In reference to a query in the November 2020 column concerning the song “When the Work’s All Done This Fall,” GC from Alexandria, Alabama, writes that “I had the song in my CD player as I read the question in ‘Notes and Queries.’ The song was also recorded by Norman Blake in 1991 on Just Gimme Somethin’ I’m Used To (Shanachie 6001). A great CD and a great song.”

BR, via e-mail writes: “Just received the latest edition of BU.  In the ‘Notes and Queries’ section, OJ from Michigan asked about a bluegrass version of ‘May the Bird of Paradise Fly Up Your Nose.’ The Early Morning String Dusters from the Knox/Loudon County area of East Tennessee have been performing this song to the delight of local audiences for the last 25 years. The band always closes with this number featuring the bird calls of bassist Sam Carey. [Note: a 2015 live performance of the song by the Early Morning String Dusters can be found on YouTube.]

QUERIES

Q: I recall a song called “Prison” that was popular about 2015 that I have not heard played recently. I even have words but now I cannot find anything online. I would like to know who sang it and any other information you have about it. It should be played more. CG, via e-mail.

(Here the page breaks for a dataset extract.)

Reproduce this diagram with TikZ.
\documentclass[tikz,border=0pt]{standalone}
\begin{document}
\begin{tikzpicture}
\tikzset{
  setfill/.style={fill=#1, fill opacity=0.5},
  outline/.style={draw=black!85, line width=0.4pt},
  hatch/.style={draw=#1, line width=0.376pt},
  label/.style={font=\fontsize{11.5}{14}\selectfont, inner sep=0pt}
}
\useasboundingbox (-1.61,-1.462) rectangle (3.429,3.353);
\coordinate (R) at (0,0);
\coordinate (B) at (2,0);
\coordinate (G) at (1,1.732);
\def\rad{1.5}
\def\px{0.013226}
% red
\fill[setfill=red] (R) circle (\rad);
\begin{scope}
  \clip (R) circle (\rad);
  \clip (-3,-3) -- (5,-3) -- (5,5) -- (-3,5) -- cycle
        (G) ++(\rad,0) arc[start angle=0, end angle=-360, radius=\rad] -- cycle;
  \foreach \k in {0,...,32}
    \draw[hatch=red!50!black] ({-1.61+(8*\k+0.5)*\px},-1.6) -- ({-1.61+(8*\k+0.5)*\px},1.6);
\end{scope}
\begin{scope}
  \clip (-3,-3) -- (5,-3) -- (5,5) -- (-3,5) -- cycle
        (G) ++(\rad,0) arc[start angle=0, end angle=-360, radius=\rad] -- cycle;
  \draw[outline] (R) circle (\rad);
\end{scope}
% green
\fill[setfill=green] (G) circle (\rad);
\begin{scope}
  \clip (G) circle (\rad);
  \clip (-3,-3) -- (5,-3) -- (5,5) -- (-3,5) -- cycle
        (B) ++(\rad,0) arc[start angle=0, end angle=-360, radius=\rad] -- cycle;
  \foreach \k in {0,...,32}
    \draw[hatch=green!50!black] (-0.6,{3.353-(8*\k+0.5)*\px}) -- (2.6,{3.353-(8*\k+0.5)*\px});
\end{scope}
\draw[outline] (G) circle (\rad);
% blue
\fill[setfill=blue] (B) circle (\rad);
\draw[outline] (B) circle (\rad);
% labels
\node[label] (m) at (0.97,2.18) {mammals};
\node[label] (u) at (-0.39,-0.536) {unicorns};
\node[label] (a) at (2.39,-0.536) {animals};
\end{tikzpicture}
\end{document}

A: The song you heard, “Prison,” was recorded by The Boxcars and was released on their 2012 CD for the Mountain Home label called All In. The authors are Sonya Isaacs and Rebecca Isaacs Bowman, both of whom are members of the popular gospel group The Isaacs. Rebecca is married to Boxcar member John Bowman.

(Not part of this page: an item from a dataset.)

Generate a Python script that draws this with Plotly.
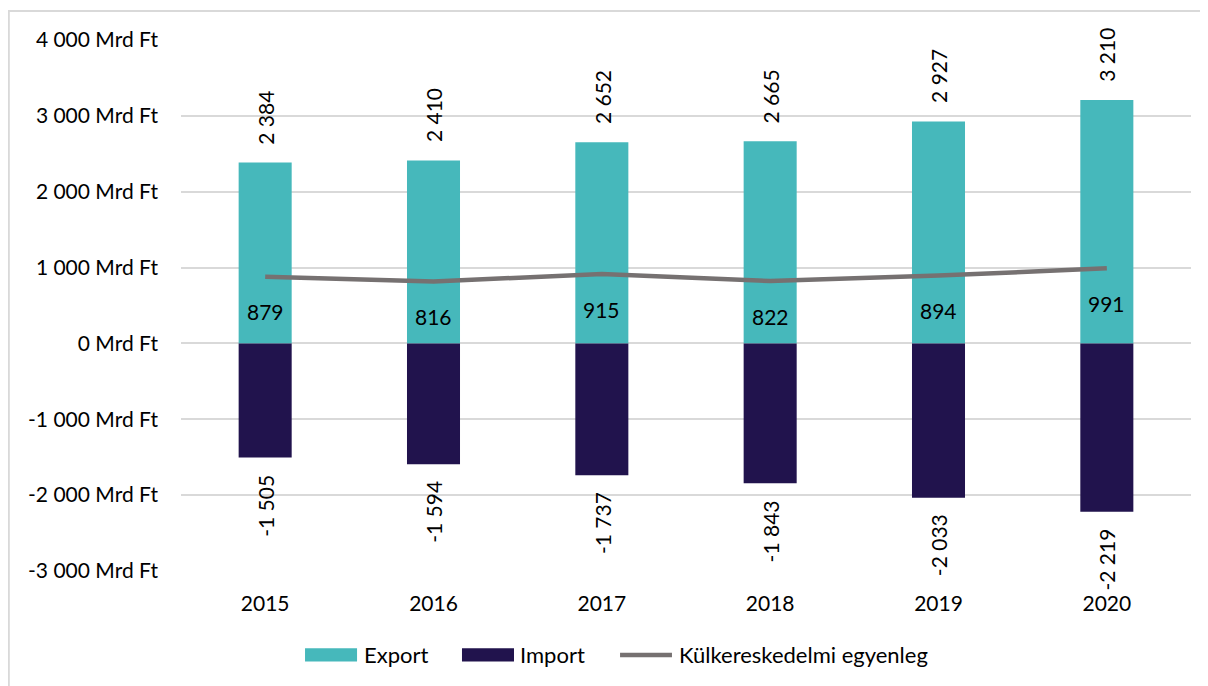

Q: I have a recording of Bill and Mary Reid (or Reed) with Bill singing “I’ll Go to Bed” and Mary singing “Your Life Was Short.” I know nothing about them other than the fact that they were not the same Bill and Mary Reid who played in Lynchburg, Virginia, in the 1950s. I don’t know if this Bill and Mary were married to each other, or not, but they are hillbilly (not blue grass) and are really good. Can you find out what label they were on and did they record anything else? Anything you can find out would be great. Thanks. JS, Salem, Virginia

A: This Bill and Mary Reid (Reed) are proving to be very elusive. Perhaps some of our readers can help shed some light on this obscure duo.

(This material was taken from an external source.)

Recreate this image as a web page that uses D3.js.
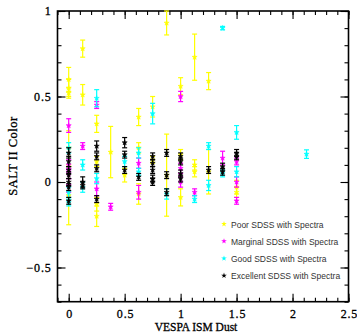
<!DOCTYPE html>
<html>
<head>
<meta charset="utf-8">
<script src="https://cdn.jsdelivr.net/npm/d3@7"></script>
<style>
	body { margin: 0; background: #fff; }
	.tick text { font-family: "Liberation Serif", serif; font-size: 12px; fill: #000; stroke: #000; stroke-width: 0.3px; letter-spacing: 0.8px; }
	.legtext { font-family: "Liberation Sans", Arial, sans-serif; font-size: 8.5px; fill: #333; }
	.axlabel { font-family: "Liberation Serif", serif; fill: #000; stroke: #000; stroke-width: 0.3px; }
</style>
</head>
<body>
<div id="chart"></div>
<script>

// each point is [VESPA dust, SALT II colour, colour error]
var poor = [
	[0, 0.60, 0.07], [0, 0.55, 0.05], [0, 0.52, 0.03], [0, 0.20, 0.10], [0, -0.08, 0.17],
	[0.125, 0.78, 0.05], [0.125, 0.51, 0.06],
	[0.25, 0.34, 0.05], [0.25, 0.12, 0.03], [0.25, -0.13, 0.04], [0.25, -0.20, 0.06],
	[0.375, 0.175, 0.15],
	[0.5, 0.04, 0.04],
	[0.625, 0.38, 0.05], [0.625, 0.20, 0.03], [0.625, -0.07, 0.06],
	[0.75, 0.44, 0.06], [0.75, 0.13, 0.02],
	[0.875, 0.93, 0.07], [0.875, 0.04, 0.24],
	[1.0, 0.56, 0.05], [1.0, 0.16, 0.03], [1.0, -0.09, 0.05],
	[1.125, 0.73, 0.135], [1.125, 0.10, 0.03], [1.125, 0.06, 0.03],
	[1.25, 0.59, 0.05], [1.25, 0.06, 0.13],
	[1.5, -0.03, 0.04], [1.5, -0.06, 0.03]
];
var marginal = [
	[0, 0.33, 0.04], [0, 0.10, 0.03], [0, 0.05, 0.03], [0, -0.02, 0.04],
	[0.125, 0.21, 0.02],
	[0.25, 0.45, 0.02], [0.25, -0.04, 0.04],
	[0.375, -0.145, 0.02],
	[0.625, 0.11, 0.03], [0.625, -0.06, 0.04],
	[1.0, 0.50, 0.03], [1.0, 0.08, 0.03], [1.0, 0.0, 0.03],
	[1.125, -0.06, 0.02],
	[1.375, 0.14, 0.04],
	[1.5, 0.12, 0.02], [1.5, 0.0, 0.03], [1.5, -0.11, 0.02]
];
var good = [
	[0, 0.20, 0.03], [0, -0.06, 0.03], [0, -0.12, 0.02],
	[0.125, 0.10, 0.03], [0.125, -0.03, 0.03],
	[0.25, 0.49, 0.05], [0.25, 0.02, 0.03],
	[0.5, 0.12, 0.03],
	[0.625, 0.17, 0.03], [0.625, 0.06, 0.02],
	[0.75, 0.40, 0.06],
	[0.875, -0.07, 0.03],
	[1.125, -0.10, 0.02],
	[1.25, 0.21, 0.02], [1.25, -0.02, 0.03],
	[1.375, 0.90, 0.01], [1.375, 0.05, 0.02],
	[1.5, 0.29, 0.04], [1.5, 0.06, 0.03],
	[2.125, 0.163, 0.025]
];
var excellent = [
	[0, 0.17, 0.03], [0, 0.12, 0.03], [0, 0.07, 0.02], [0, 0.04, 0.02], [0, 0.0, 0.02], [0, -0.03, 0.02], [0, -0.11, 0.02],
	[0.125, 0.0, 0.03], [0.125, -0.02, 0.02],
	[0.25, 0.21, 0.03], [0.25, 0.15, 0.02], [0.25, 0.08, 0.02], [0.25, -0.10, 0.02],
	[0.5, 0.23, 0.03], [0.5, 0.16, 0.02], [0.5, 0.07, 0.02],
	[0.625, 0.03, 0.02],
	[0.75, 0.15, 0.02], [0.75, 0.11, 0.02], [0.75, 0.07, 0.02], [0.75, 0.02, 0.02], [0.75, 0.0, 0.02],
	[0.875, 0.17, 0.02], [0.875, 0.04, 0.02], [0.875, -0.06, 0.02],
	[1.0, 0.15, 0.02], [1.0, 0.12, 0.02], [1.0, 0.05, 0.02], [1.0, 0.02, 0.02],
	[1.25, 0.07, 0.02],
	[1.375, 0.09, 0.02], [1.375, 0.06, 0.02],
	[1.5, 0.17, 0.02], [1.5, 0.15, 0.02]
];

var seriesNames = ["Poor SDSS with Spectra", "Marginal SDSS with Spectra", "Good SDSS with Spectra", "Excellent SDSS with Spectra"];
var seriesColors = ["#ffff00", "#ff00ff", "#00ffff", "#000000"];
var seriesData = [poor, marginal, good, excellent];

var xMajor = [0, 0.5, 1, 1.5, 2, 2.5];
var yMajor = [-0.5, 0, 0.5, 1];

// plot box (window.top is read-only, so not "top")
var svgW = 357, svgH = 333;
var boxL = 57.5, boxR = 348.5, boxT = 11, boxB = 301.7;

var xScale = d3.scaleLinear().domain([-0.1, 2.5]).range([boxL, boxR]);
var yScale = d3.scaleLinear().domain([-0.7, 1]).range([boxB, boxT]);

var svg = d3.select("#chart").append("svg")
	.attr("width", svgW)
	.attr("height", svgH);

function minorTicks(lo, hi) {
	var t = [];
	for (var i = Math.round(lo * 10); i <= Math.round(hi * 10); i++) t.push(i / 10);
	return t;
}

function addAxis(axis, tx, ty, labels) {
	var g = svg.append("g")
		.attr("transform", "translate(" + tx + "," + ty + ")")
		.call(axis);
	g.select(".domain").remove();
	g.selectAll(".tick line").attr("stroke", "#000").attr("stroke-width", 1.1);
	if (!labels) g.selectAll(".tick text").remove();
	return g;
}

var fmt = function (d) { return d3.format("")(d); };

// minor ticks, all four sides
addAxis(d3.axisBottom(xScale).tickValues(minorTicks(-0.1, 2.5)).tickSize(-4), 0, boxB, false);
addAxis(d3.axisTop(xScale).tickValues(minorTicks(-0.1, 2.5)).tickSize(-4), 0, boxT, false);
addAxis(d3.axisLeft(yScale).tickValues(minorTicks(-0.7, 1)).tickSize(-4), boxL, 0, false);
addAxis(d3.axisRight(yScale).tickValues(minorTicks(-0.7, 1)).tickSize(-4), boxR, 0, false);

// major ticks
var xAx = addAxis(d3.axisBottom(xScale).tickValues(xMajor).tickSize(-8).tickPadding(8).tickFormat(fmt), 0, boxB, true);
xAx.selectAll(".tick text").attr("dx", "0.4px");
addAxis(d3.axisTop(xScale).tickValues(xMajor).tickSize(-8), 0, boxT, false);
addAxis(d3.axisLeft(yScale).tickValues(yMajor).tickSize(-8).tickPadding(6).tickFormat(fmt), boxL, 0, true);
addAxis(d3.axisRight(yScale).tickValues(yMajor).tickSize(-8), boxR, 0, false);

svg.append("rect")
	.attr("x", boxL)
	.attr("y", boxT)
	.attr("width", boxR - boxL)
	.attr("height", boxB - boxT)
	.attr("fill", "none")
	.attr("stroke", "#000")
	.attr("stroke-width", 1.6);

// error bars + star markers
var star = d3.symbol().type(d3.symbolStar).size(8);

seriesData.forEach(function (data, i) {
	var col = seriesColors[i];
	var g = svg.append("g");
	var pts = g.selectAll("g.pt")
		.data(data).enter().append("g")
		.attr("class", "pt");
	pts.append("line")
		.attr("x1", function (d) { return xScale(d[0]); })
		.attr("x2", function (d) { return xScale(d[0]); })
		.attr("y1", function (d) { return yScale(d[1] - d[2]); })
		.attr("y2", function (d) { return yScale(d[1] + d[2]); })
		.attr("stroke", col).attr("stroke-width", 1.2);
	[-1, 1].forEach(function (s) {
		pts.append("line")
			.attr("x1", function (d) { return xScale(d[0]) - 2.5; })
			.attr("x2", function (d) { return xScale(d[0]) + 2.5; })
			.attr("y1", function (d) { return yScale(d[1] + s * d[2]); })
			.attr("y2", function (d) { return yScale(d[1] + s * d[2]); })
			.attr("stroke", col).attr("stroke-width", 1.2);
	});
	pts.append("path")
		.attr("d", star)
		.attr("transform", function (d) {
			return "translate(" + xScale(d[0]) + "," + yScale(d[1]) + ")";
		})
		.attr("fill", col)
		.attr("stroke", col)
		.attr("stroke-width", 0.6);
});

// legend
var legend = svg.append("g");
seriesNames.forEach(function (name, i) {
	var ly = 224.5 + i * 17.2;
	legend.append("path")
		.attr("d", d3.symbol().type(d3.symbolStar).size(10))
		.attr("transform", "translate(224," + (ly - 0.5) + ")")
		.attr("fill", seriesColors[i]);
	legend.append("text")
		.attr("class", "legtext")
		.attr("x", 231)
		.attr("y", ly + 3)
		.text(name);
});

// axis titles
svg.append("text")
	.attr("class", "axlabel")
	.attr("text-anchor", "middle")
	.attr("x", 196)
	.attr("y", 331)
	.style("font-size", "11.5px")
	.text("VESPA ISM Dust");

svg.append("text")
	.attr("class", "axlabel")
	.attr("text-anchor", "middle")
	.attr("transform", "translate(17,156) rotate(-90)")
	.style("font-size", "12.5px")
	.style("letter-spacing", "0.5px")
	.text("SALT II Color");

</script>
</body>
</html>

Q: I have a copy of an album by Del McCoury that was released on the Grassound label in 1976. I have enjoyed listening to the album many times over the years but have always been puzzled by the song “I Hope You Have Learned.” It is sung as a duet all the way through, with Del taking the tenor part. The lead singer is uncredited on the album. Any idea who the mystery singer might be? BQS, Palo Alto, CA

A: The album you mention was produced by bluegrass festival promoter Carlton Haney, with co-production assistance from bluegrass historian Fred Bartenstein and Riders in the Sky cohort Ranger Doug Green. It was recorded in Nashville in August of 1971 and featured band members Dick Staber on mandolin, John Farmer on banjo, and Dewey Renfro on bass; Buddy Spicher was hired to play fiddle. This was McCoury’s second trip to the studio to record an album under his own name, yet by the time of its 1976 release, it was his fifth LP release. The album was later reissued on CD by Rebel Records in 1992 with the title Livin’ on the Mountain. Surprisingly, the uncredited mystery singer turns out to be none of Del’s band members but is co-producer Fred Bartenstein. Apparently one of the perks of being a co-producer is getting to sing together with Del McCoury!

Del McCoury and the Dixie Pals Album Cover

Q: I am writing to ask if Matt Downing still plays banjo for The Roys or has he gone to play for someone else. Just would like to know who he is playing with these days. DS, Dahlonega, Georgia.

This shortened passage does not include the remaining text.